1. Field of the Invention
The present invention relates to the field of power electronics. In particular, it relates to a controllable high-power electron tube in the form of a tetrode having an output power P.sub.0 of at least 100 kW, which high-power electron tube comprises a cathode, a control grid, a screen grid and an anode in coaxial cylindrical arrangement.
Such a high-power electron tube is known, for example, by the type designation CQK 50-2 from the printed document Brown Boveri Review 66, 1979 (1), pages 40-42. The typical application of this tube in a broadcast transmitter is described in the printed document Brown Boveri Review 67, 1980 (3), pages 215-219.
2. Discussion of Background
High-power electron tubes of the type initially mentioned are usually employed as output stage tubes in broadcast transmitters with amplitude modulation (AM), particularly in the short-wave band (about 3.9-26.1 MHz). Such a broadcast transmitter comprises an AF and an RF section.
The AF section provides for the processing and power amplification of the AF signal to be transmitted, which is then applied to the anode of the output stage tube in the case of the usual anode modulation. In the RF section, the carrier-frequency oscillator with the subsequent driver stage provides a power-amplified carrier signal which passes to the control grid of the output stage tube and, together with the anode voltage, which oscillates at the rate of the AF signal, emits the desired AM signal to a load, the antenna.
Since such broadcast transmitters usually operate within a power range of more than 50 kW up to a few 100 kW output power, the efficiency, that is to say the ratio between power used and usable power, plays a central role in the development and design of such a transmitter. The output stage tube takes a significant share of the total efficiency of the transmitter which can be greater than 70%.
Its efficiency, the so-called anode efficiency, is proportional to, among other things, the expression 1-(u.sub.s /u.sub.a0, where u.sub.s (also called U.sub.ar) is the residual voltage which cannot be modulated and u.sub.ao (also called U.sub.a) is the anode direct voltage. With the residual voltage remaining constant, the anode efficiency therefore rises with increasing anode direct voltage (Brown Boveri Review 71, 1984(5), page 199).

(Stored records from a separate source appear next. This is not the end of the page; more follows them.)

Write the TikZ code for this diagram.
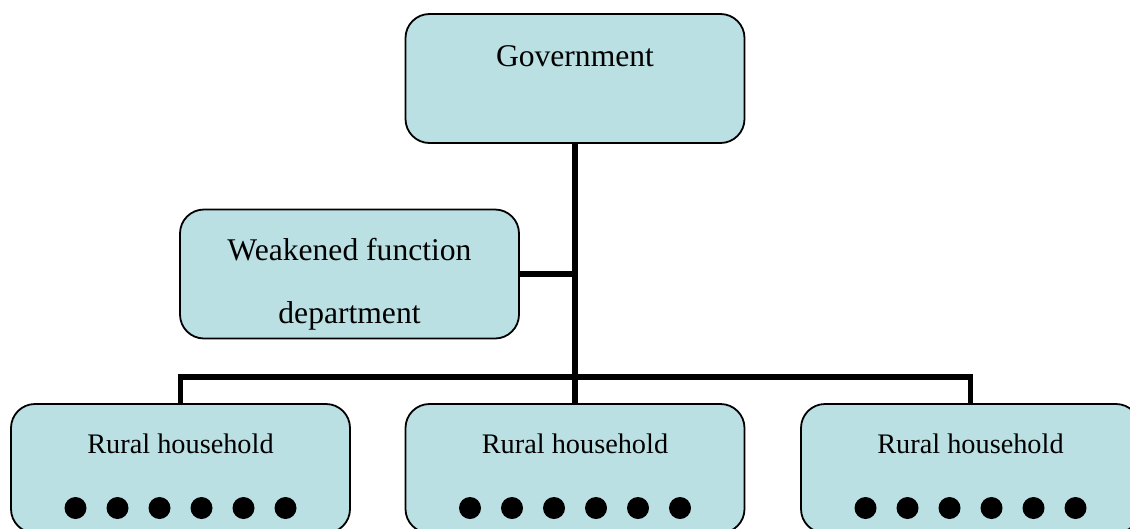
\documentclass[tikz,border=0pt]{standalone}
\usepackage{fontspec}
\setmainfont{Liberation Serif}
\definecolor{boxfill}{HTML}{BAE0E3}
\tikzset{
  box/.style={draw=black, line width=1.8pt, fill=boxfill, rounded corners=24pt,
    minimum width=339pt, minimum height=129pt, inner sep=0pt},
  conn/.style={draw=black, line width=5.5pt, line join=miter},
  bigtxt/.style={font=\fontsize{31.6}{36}\selectfont, inner sep=0pt},
  midtxt/.style={font=\fontsize{31.6}{36}\selectfont, inner sep=0pt},
  smalltxt/.style={font=\fontsize{28.3}{32}\selectfont, inner sep=0pt},
  dot/.style={circle, fill=black, minimum size=22pt, inner sep=0pt}
}
\begin{document}
\begin{tikzpicture}[x=1pt,y=-1pt]
\useasboundingbox (0,0) rectangle (1130,528);
\clip (0,0) rectangle (1130,528);
% boxes
\node[box] (gov) at (575,78.5) {};
\node[box] (wf) at (349.5,274) {};
\node[box] (rl) at (180.5,468.5) {};
\node[box] (rm) at (575,468.5) {};
\node[box] (rr) at (970.5,468.5) {};
% texts
\node[bigtxt, anchor=base] (govt) at (575,66) {Government};
\node[midtxt, anchor=base] (wft1) at (349.5,260) {Weakened function};
\node[midtxt, anchor=base] (wft2) at (349.5,323) {department};
\node[smalltxt, anchor=base] (rlt) at (180.5,453) {Rural household};
\node[smalltxt, anchor=base] (rmt) at (575,453) {Rural household};
\node[smalltxt, anchor=base] (rrt) at (970.5,453) {Rural household};
% dots
\foreach \b/\cx in {l/180.5, m/575, r/970.5}{
  \foreach \i in {0,...,5}{
    \node[dot] (d\b\i) at ({\cx-105+42*\i},508) {};
  }
}
% connectors
\coordinate (busL) at (180.5,377);
\coordinate (busR) at (970.5,377);
\draw[conn] (gov.south) -- (rm.north);
\draw[conn] (wf.east) -- (wf.east -| gov.south);
\draw[conn] (rl.north) -- (busL) -- (busR) -- (rr.north);
\end{tikzpicture}
\end{document}
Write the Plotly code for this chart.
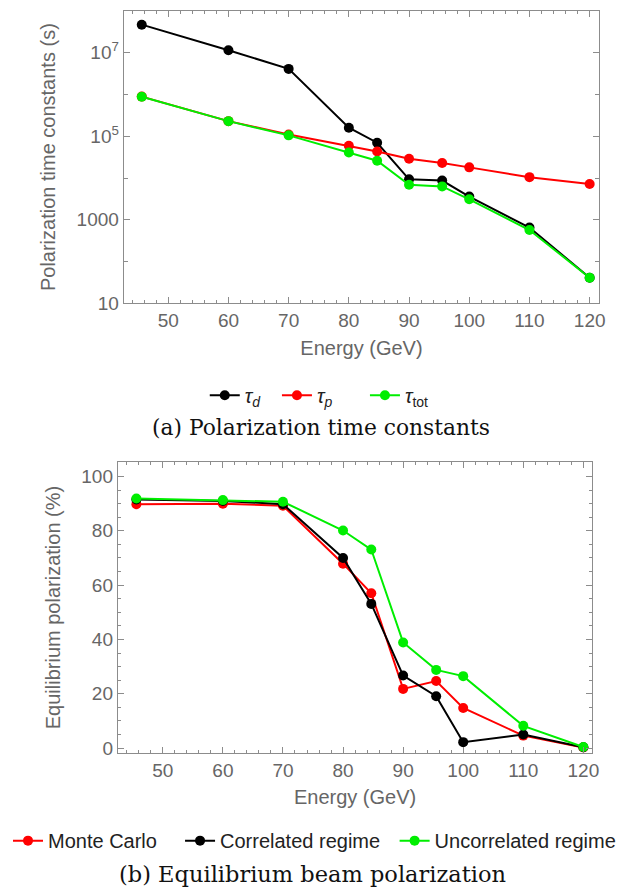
import plotly.graph_objects as go

# ---------------- data ----------------
energy = [45.6, 60, 70, 80, 84.7, 90, 95.5, 100, 110, 120]

tau_d = [4.7e7, 1.15e7, 4.1e6, 1.6e5, 7.0e4, 9.3e3, 8.7e3, 3.6e3, 650, 41]
tau_p = [8.9e5, 2.3e5, 1.1e5, 5.9e4, 4.3e4, 2.9e4, 2.3e4, 1.8e4, 1.05e4, 7.2e3]
tau_tot = [8.8e5, 2.3e5, 1.05e5, 4.1e4, 2.6e4, 6.9e3, 6.3e3, 3.1e3, 570, 41]

pol_mc = [89.8, 90.0, 89.2, 67.9, 57.0, 21.8, 24.7, 14.8, 4.6, 0.2]
pol_corr = [91.5, 91.0, 89.8, 70.0, 53.1, 26.7, 19.1, 2.2, 5.0, 0.3]
pol_uncorr = [91.9, 91.3, 90.7, 80.1, 73.1, 38.9, 28.8, 26.5, 8.2, 0.4]

x_ticks = [50, 60, 70, 80, 90, 100, 110, 120]
log_major_vals = [10, 1e3, 1e5, 1e7]
log_major_text = ["10", "1000", "10<sup>5</sup>", "10<sup>7</sup>"]
log_minor_vals = [100, 1e4, 1e6]
pol_ticks = [0, 20, 40, 60, 80, 100]

# ---------------- style ----------------
W, H = 624, 895
SANS = "Liberation Sans"
SERIF = "DejaVu Serif"
GRAY = "#666666"
FRAME = "#8c8c8c"
BLACK, RED, GREEN = "#000000", "#ff0000", "#00ee00"

def px_x(p):
    return p / W

def px_y(p):
    return 1 - p / H

fig = go.Figure()

def add(x, y, color, name, xa, ya, legend):
    fig.add_trace(go.Scatter(
        x=x, y=y, name=name, mode="lines+markers",
        line=dict(color=color, width=2),
        marker=dict(color=color, size=10),
        xaxis=xa, yaxis=ya, legend=legend,
    ))

# top panel
add(energy, tau_d, BLACK, "<i>τ</i><sub><i>d</i></sub>", "x", "y", "legend")
add(energy, tau_p, RED, "<i>τ</i><sub><i>p</i></sub>", "x", "y", "legend3")
add(energy, tau_tot, GREEN, "<i>τ</i><sub>tot</sub>", "x", "y", "legend4")

# bottom panel
add(energy, pol_mc, RED, "Monte Carlo", "x2", "y2", "legend2")
add(energy, pol_corr, BLACK, "Correlated regime", "x2", "y2", "legend5")
add(energy, pol_uncorr, GREEN, "Uncorrelated regime", "x2", "y2", "legend6")

axis_common = dict(
    showline=True, linecolor=FRAME, linewidth=1, mirror="ticks",
    ticks="inside", ticklen=6, tickcolor=FRAME, tickwidth=1,
    showgrid=False, zeroline=False,
    tickfont=dict(family=SANS, size=19, color=GRAY),
)

xminor = dict(ticks="inside", ticklen=3, tickcolor=FRAME, dtick=2, showgrid=False)
title_font = dict(family=SANS, size=20, color=GRAY)

def leg(x_px, y_px):
    return dict(
        orientation="h", x=x_px / W, xanchor="left",
        y=px_y(y_px), yanchor="middle",
        font=dict(family=SANS, size=20, color="#222222"),
        bgcolor="rgba(0,0,0,0)",
    )

fig.update_layout(
    width=W, height=H,
    margin=dict(l=0, r=0, t=0, b=0),
    paper_bgcolor="white", plot_bgcolor="white",
    font=dict(family=SANS, size=19, color=GRAY),
    xaxis=dict(
        **axis_common,
        domain=[px_x(117), px_x(598)], anchor="y",
        range=[42.6, 121.6], tickmode="array", tickvals=x_ticks,
        minor=xminor,
        title=dict(text="Energy (GeV)", standoff=10, font=title_font),
    ),
    yaxis=dict(
        **axis_common,
        domain=[px_y(299), px_y(3)], anchor="x",
        type="log", range=[1, 8],
        tickmode="array", tickvals=log_major_vals, ticktext=log_major_text,
        minor=dict(ticks="inside", ticklen=4, tickcolor=FRAME,
                   tickmode="array", tickvals=log_minor_vals, showgrid=False),
        title=dict(text="Polarization time constants (s)", standoff=15, font=title_font),
    ),
    xaxis2=dict(
        **axis_common,
        domain=[px_x(111), px_x(591)], anchor="y2",
        range=[42.5, 121.5], tickmode="array", tickvals=x_ticks,
        minor=xminor,
        title=dict(text="Energy (GeV)", standoff=10, font=title_font),
    ),
    yaxis2=dict(
        **axis_common,
        domain=[px_y(754), px_y(460)], anchor="x2",
        range=[-1.7, 105.2], tickmode="array", tickvals=pol_ticks,
        minor=dict(ticks="inside", ticklen=3, tickcolor=FRAME, dtick=5, showgrid=False),
        title=dict(text="Equilibrium polarization (%)", standoff=15, font=title_font),
    ),
    legend=leg(199, 392),
    legend3=leg(272, 392),
    legend4=leg(361, 392),
    legend2=leg(0, 843),
    legend5=leg(174, 843),
    legend6=leg(391, 843),
    showlegend=True,
    annotations=[
        dict(text="(a) Polarization time constants", x=317 / W, y=px_y(425),
             xref="paper", yref="paper", showarrow=False,
             xanchor="center", yanchor="middle",
             font=dict(family=SERIF, size=21.8, color="#111111")),
        dict(text="(b) Equilibrium beam polarization", x=308 / W, y=px_y(877),
             xref="paper", yref="paper", showarrow=False,
             xanchor="center", yanchor="middle",
             font=dict(family=SERIF, size=22.5, color="#111111")),
    ],
)

fig.write_html("out.html")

In all cases, a good anode efficiency therefore requires a high anode direct voltage u.sub.ao so that the unmodulatable residual u.sub.s remains relatively small by comparison (see also: Meinke/Gundlach, Taschenbuch der Hochfrequenztechnik, (Pocket Book of Radiofrequency Engineering), 3rd edition, Springer-Verlag 1968, pages 1035-1037). The usual operating voltages in large transmitters with high-power tetrodes in the RF output stage are therefore between 10 and 14 kV (see also: Meinke/Gundlach, Taschenbuch der Hochfrequenztechnik (Pocket Book of Radiofrequency Engineering) 4th edition, Springer-Verlag 1986, page P9).
The following two shortwave transmitters can be used as examples for these values achieved in the prior art:
(1) The 250-kW shortwave transmitter described in the printed document Brown Boveri Review 69, 1982 (6), pages 212-217, the RF output stage of which is equipped with a high-power tetrode of the BBC CQK 350-1 type. This tetrode operates in class C mode with anode modulation, with an anode direct voltage of 14 kV, a screen grid direct voltage of 1300V and a control grid direct voltage of -900V and has an efficiency of 85.2%.
(2) The 100-kW shortwave transmitter described in the printed document Brown Boveri Review 67, 1980 (3), pages 215-219, described initially, the RF output stage of which is equipped with a high-power tetrode of the BBC CQK 50-2 type. This tetrode operates in class C mode with anode modulation, with an anode direct voltage of 11 kV, a screen grid direct voltage of 800V and a control grid direct voltage of -600V (see also BBC short data catalog electron tubes, printed document No. CH-E 3.30475.8 D/F/E/S of 1982/83).
The comparatively high anode voltages, in connection with the anode modulation, require correspondingly designed modulation amplifiers which have to supply output voltages from 0 to 28 kV with an anode direct voltage of 14 kV.
If, for example, a pulse step modulator PSM, that is to say a digital switched-mode amplifier, is used as modulation amplifier, 32 switching stages, for example, are needed within this PSM, the output voltages of which add up to the desired anode voltage (Brown Boveri Tech. 74, 1987(6) , pages 296-302). Since each individual one of these 32 high-power switching stages requires the corresponding space, separate cabinets must be provided for the PSM in the transmitter.
But the high anode direct voltage and the voltage strength required for it also leads to increased space requirement for other components of the transmitter circuit, with the result that the transmitter overall is inevitably very costly to produce.